● Your goal:
Quote, verbatim, all material below, without pictures.
* * *
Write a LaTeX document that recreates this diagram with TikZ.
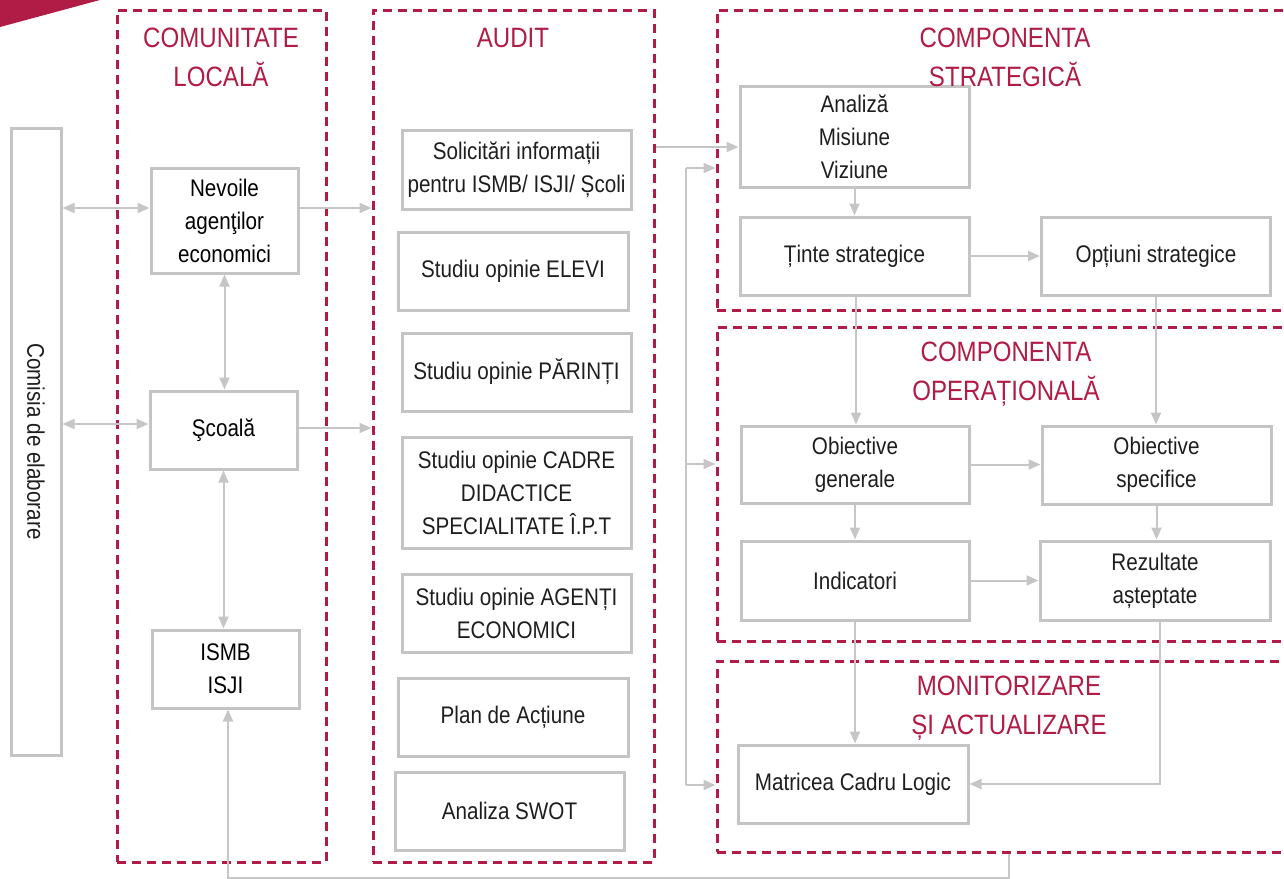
\documentclass[tikz,border=0pt]{standalone}
\usepackage{fontspec}
\setmainfont{Liberation Sans}[FakeStretch=0.86]
\usetikzlibrary{arrows.meta}
\definecolor{crim}{HTML}{B01C45}
\definecolor{bgray}{HTML}{C4C4C4}
\definecolor{cgray}{HTML}{C6C6C6}
\definecolor{txt}{HTML}{1E1E1E}
\begin{document}
\begin{tikzpicture}[x=1pt,y=-1pt,
  >={Triangle[length=12pt,width=10pt]},
  box/.style={draw=bgray, line width=3pt, align=center, inner sep=1pt, text=txt, font=\fontsize{24}{33}\selectfont},
  cont/.style={draw=crim, line width=3pt, dash pattern=on 9pt off 6pt, inner sep=0pt},
  ttl/.style={text=crim, align=center, font=\fontsize{28}{39}\selectfont},
  conn/.style={draw=cgray, line width=2pt},
  sz/.style 2 args={minimum width=#1, minimum height=#2}]
\path[use as bounding box] (0,0) rectangle (1284,878);
\clip (0,0) rectangle (1284,878);
\fill[crim] (0,0) -- (100,0) -- (0,27) -- cycle;

% containers
\node[cont, sz={209}{852}] (comm) at (221.5,436) {};
\node[cont, sz={281}{852}] (audit) at (513.5,436) {};
\node[cont, sz={583}{300}] (strat) at (1008.5,160) {};
\node[cont, sz={583}{314}] (oper) at (1008.5,484) {};
\node[cont, sz={583}{191}] (monit) at (1008.5,756.5) {};

% left column
\node[box, rotate=-90, sz={627}{50}] (comisia) at (36,441.5) {Comisia de elaborare};
\node[box, sz={147}{105}, text=black] (nev) at (224.5,220.5) {Nevoile\\agenţilor\\economici};
\node[box, sz={147}{78}, text=black] (scoala) at (223.5,430) {Şcoală};
\node[box, sz={147}{78}, text=black] (ismb) at (225.5,669) {ISMB\\ISJI};

% audit column
\node[box, sz={229}{79}] (sol) at (516.5,169.5) {Solicitări informații\\pentru ISMB/ ISJI/ Școli};
\node[box, sz={230}{78}] (elevi) at (513,271) {Studiu opinie ELEVI};
\node[box, sz={229}{78}] (parinti) at (516.5,372) {Studiu opinie PĂRINȚI};
\node[box, sz={229}{111}] (cadre) at (516.5,492.5) {Studiu opinie CADRE\\DIDACTICE\\SPECIALITATE Î.P.T};
\node[box, sz={229}{78}] (agenti) at (516.5,613) {Studiu opinie AGENȚI\\ECONOMICI};
\node[box, sz={230}{78}] (plan) at (513,717) {Plan de Acțiune};
\node[box, sz={229}{78}] (swot) at (509.5,811) {Analiza SWOT};

% right part
\node[box, sz={229}{101}] (an) at (854.5,136.5) {Analiză\\Misiune\\Viziune};
\node[box, sz={229}{78}] (tinte) at (854.5,256) {Ținte strategice};
\node[box, sz={229}{78}] (opt) at (1156,256) {Opțiuni strategice};
\node[box, sz={228}{77}] (obg) at (855,464.5) {Obiective\\generale};
\node[box, sz={229}{78}] (obs) at (1156.5,465) {Obiective\\specifice};
\node[box, sz={228}{79}] (ind) at (855,580.5) {Indicatori};
\node[box, sz={230}{79}] (rez) at (1155,580.5) {Rezultate\\așteptate};
\node[box, sz={230}{78}] (mat) at (853,784) {Matricea Cadru Logic};

% titles
\node[ttl] (t1) at (221,57.5) {COMUNITATE\\LOCALĂ};
\node[ttl] (t2) at (513,38) {AUDIT};
\node[ttl] (t3) at (1005,57.5) {COMPONENTA\\STRATEGICĂ};
\node[ttl] (t4) at (1006,374.5) {COMPONENTA\\OPERAȚIONALĂ};
\node[ttl] (t5) at (1009,708.5) {MONITORIZARE\\ȘI ACTUALIZARE};

% connectors left
\draw[conn,<->] ([yshift=12.5pt]nev.west -| comisia.north) -- ([yshift=12.5pt]nev.west);
\draw[conn,<->] ([yshift=6pt]scoala.west -| comisia.north) -- ([yshift=6pt]scoala.west);
\draw[conn,->] ([yshift=12.5pt]nev.east) -- ([yshift=12.5pt]nev.east -| audit.west);
\draw[conn,->] ([yshift=2pt]scoala.east) -- ([yshift=2pt]scoala.east -| audit.west);
\draw[conn,<->] (nev.south) -- (nev.south |- scoala.north);
\draw[conn,<->] (scoala.south) -- (scoala.south |- ismb.north);
\draw[conn,->] (monit.south) -- ++(0,24) -| ([xshift=2.5pt]ismb.south);

% audit to strategy
\draw[conn,->] ([yshift=-10.5pt]an.west -| audit.east) -- ([yshift=-10.5pt]an.west);
\coordinate (fbtop) at (686,168);
\coordinate (fbmid) at (686,464);
\coordinate (fbbot) at (686,785);
\draw[conn] (fbtop) -- (fbbot);
\draw[conn,->] (fbtop) -- (fbtop -| strat.west);
\draw[conn,->] (fbmid) -- (fbmid -| oper.west);
\draw[conn,->] (fbbot) -- (fbbot -| monit.west);

% right connectors
\draw[conn,->] (an.south) -- (an.south |- tinte.north);
\draw[conn,->] (tinte.east) -- (tinte.east -| opt.west);
\draw[conn,->] ([xshift=1.5pt]tinte.south) -- ([xshift=1.5pt]tinte.south |- obg.north);
\draw[conn,->] (opt.south) -- (opt.south |- obs.north);
\draw[conn,->] (obg.east) -- (obg.east -| obs.west);
\draw[conn,->] (obg.south) -- (obg.south |- ind.north);
\draw[conn,->] (obs.south) -- (obs.south |- rez.north);
\draw[conn,->] (ind.east) -- (ind.east -| rez.west);
\draw[conn,->] (ind.south) -- (ind.south |- mat.north);
\draw[conn,->] ([xshift=5pt]rez.south) |- (mat.east);
\end{tikzpicture}
\end{document}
* * *
● Correct answer:
Write a LaTeX document that recreates this diagram with TikZ.
\documentclass[tikz,border=0pt]{standalone}
\usepackage{fontspec}
\setmainfont{Liberation Sans}[FakeStretch=0.86]
\usetikzlibrary{arrows.meta}
\definecolor{crim}{HTML}{B01C45}
\definecolor{bgray}{HTML}{C4C4C4}
\definecolor{cgray}{HTML}{C6C6C6}
\definecolor{txt}{HTML}{1E1E1E}
\begin{document}
\begin{tikzpicture}[x=1pt,y=-1pt,
  >={Triangle[length=12pt,width=10pt]},
  box/.style={draw=bgray, line width=3pt, align=center, inner sep=1pt, text=txt, font=\fontsize{24}{33}\selectfont},
  cont/.style={draw=crim, line width=3pt, dash pattern=on 9pt off 6pt, inner sep=0pt},
  ttl/.style={text=crim, align=center, font=\fontsize{28}{39}\selectfont},
  conn/.style={draw=cgray, line width=2pt},
  sz/.style 2 args={minimum width=#1, minimum height=#2}]
\path[use as bounding box] (0,0) rectangle (1284,878);
\clip (0,0) rectangle (1284,878);
\fill[crim] (0,0) -- (100,0) -- (0,27) -- cycle;

% containers
\node[cont, sz={209}{852}] (comm) at (221.5,436) {};
\node[cont, sz={281}{852}] (audit) at (513.5,436) {};
\node[cont, sz={583}{300}] (strat) at (1008.5,160) {};
\node[cont, sz={583}{314}] (oper) at (1008.5,484) {};
\node[cont, sz={583}{191}] (monit) at (1008.5,756.5) {};

% left column
\node[box, rotate=-90, sz={627}{50}] (comisia) at (36,441.5) {Comisia de elaborare};
\node[box, sz={147}{105}, text=black] (nev) at (224.5,220.5) {Nevoile\\agenţilor\\economici};
\node[box, sz={147}{78}, text=black] (scoala) at (223.5,430) {Şcoală};
\node[box, sz={147}{78}, text=black] (ismb) at (225.5,669) {ISMB\\ISJI};

% audit column
\node[box, sz={229}{79}] (sol) at (516.5,169.5) {Solicitări informații\\pentru ISMB/ ISJI/ Școli};
\node[box, sz={230}{78}] (elevi) at (513,271) {Studiu opinie ELEVI};
\node[box, sz={229}{78}] (parinti) at (516.5,372) {Studiu opinie PĂRINȚI};
\node[box, sz={229}{111}] (cadre) at (516.5,492.5) {Studiu opinie CADRE\\DIDACTICE\\SPECIALITATE Î.P.T};
\node[box, sz={229}{78}] (agenti) at (516.5,613) {Studiu opinie AGENȚI\\ECONOMICI};
\node[box, sz={230}{78}] (plan) at (513,717) {Plan de Acțiune};
\node[box, sz={229}{78}] (swot) at (509.5,811) {Analiza SWOT};

% right part
\node[box, sz={229}{101}] (an) at (854.5,136.5) {Analiză\\Misiune\\Viziune};
\node[box, sz={229}{78}] (tinte) at (854.5,256) {Ținte strategice};
\node[box, sz={229}{78}] (opt) at (1156,256) {Opțiuni strategice};
\node[box, sz={228}{77}] (obg) at (855,464.5) {Obiective\\generale};
\node[box, sz={229}{78}] (obs) at (1156.5,465) {Obiective\\specifice};
\node[box, sz={228}{79}] (ind) at (855,580.5) {Indicatori};
\node[box, sz={230}{79}] (rez) at (1155,580.5) {Rezultate\\așteptate};
\node[box, sz={230}{78}] (mat) at (853,784) {Matricea Cadru Logic};

% titles
\node[ttl] (t1) at (221,57.5) {COMUNITATE\\LOCALĂ};
\node[ttl] (t2) at (513,38) {AUDIT};
\node[ttl] (t3) at (1005,57.5) {COMPONENTA\\STRATEGICĂ};
\node[ttl] (t4) at (1006,374.5) {COMPONENTA\\OPERAȚIONALĂ};
\node[ttl] (t5) at (1009,708.5) {MONITORIZARE\\ȘI ACTUALIZARE};

% connectors left
\draw[conn,<->] ([yshift=12.5pt]nev.west -| comisia.north) -- ([yshift=12.5pt]nev.west);
\draw[conn,<->] ([yshift=6pt]scoala.west -| comisia.north) -- ([yshift=6pt]scoala.west);
\draw[conn,->] ([yshift=12.5pt]nev.east) -- ([yshift=12.5pt]nev.east -| audit.west);
\draw[conn,->] ([yshift=2pt]scoala.east) -- ([yshift=2pt]scoala.east -| audit.west);
\draw[conn,<->] (nev.south) -- (nev.south |- scoala.north);
\draw[conn,<->] (scoala.south) -- (scoala.south |- ismb.north);
\draw[conn,->] (monit.south) -- ++(0,24) -| ([xshift=2.5pt]ismb.south);

% audit to strategy
\draw[conn,->] ([yshift=-10.5pt]an.west -| audit.east) -- ([yshift=-10.5pt]an.west);
\coordinate (fbtop) at (686,168);
\coordinate (fbmid) at (686,464);
\coordinate (fbbot) at (686,785);
\draw[conn] (fbtop) -- (fbbot);
\draw[conn,->] (fbtop) -- (fbtop -| strat.west);
\draw[conn,->] (fbmid) -- (fbmid -| oper.west);
\draw[conn,->] (fbbot) -- (fbbot -| monit.west);

% right connectors
\draw[conn,->] (an.south) -- (an.south |- tinte.north);
\draw[conn,->] (tinte.east) -- (tinte.east -| opt.west);
\draw[conn,->] ([xshift=1.5pt]tinte.south) -- ([xshift=1.5pt]tinte.south |- obg.north);
\draw[conn,->] (opt.south) -- (opt.south |- obs.north);
\draw[conn,->] (obg.east) -- (obg.east -| obs.west);
\draw[conn,->] (obg.south) -- (obg.south |- ind.north);
\draw[conn,->] (obs.south) -- (obs.south |- rez.north);
\draw[conn,->] (ind.east) -- (ind.east -| rez.west);
\draw[conn,->] (ind.south) -- (ind.south |- mat.north);
\draw[conn,->] ([xshift=5pt]rez.south) |- (mat.east);
\end{tikzpicture}
\end{document}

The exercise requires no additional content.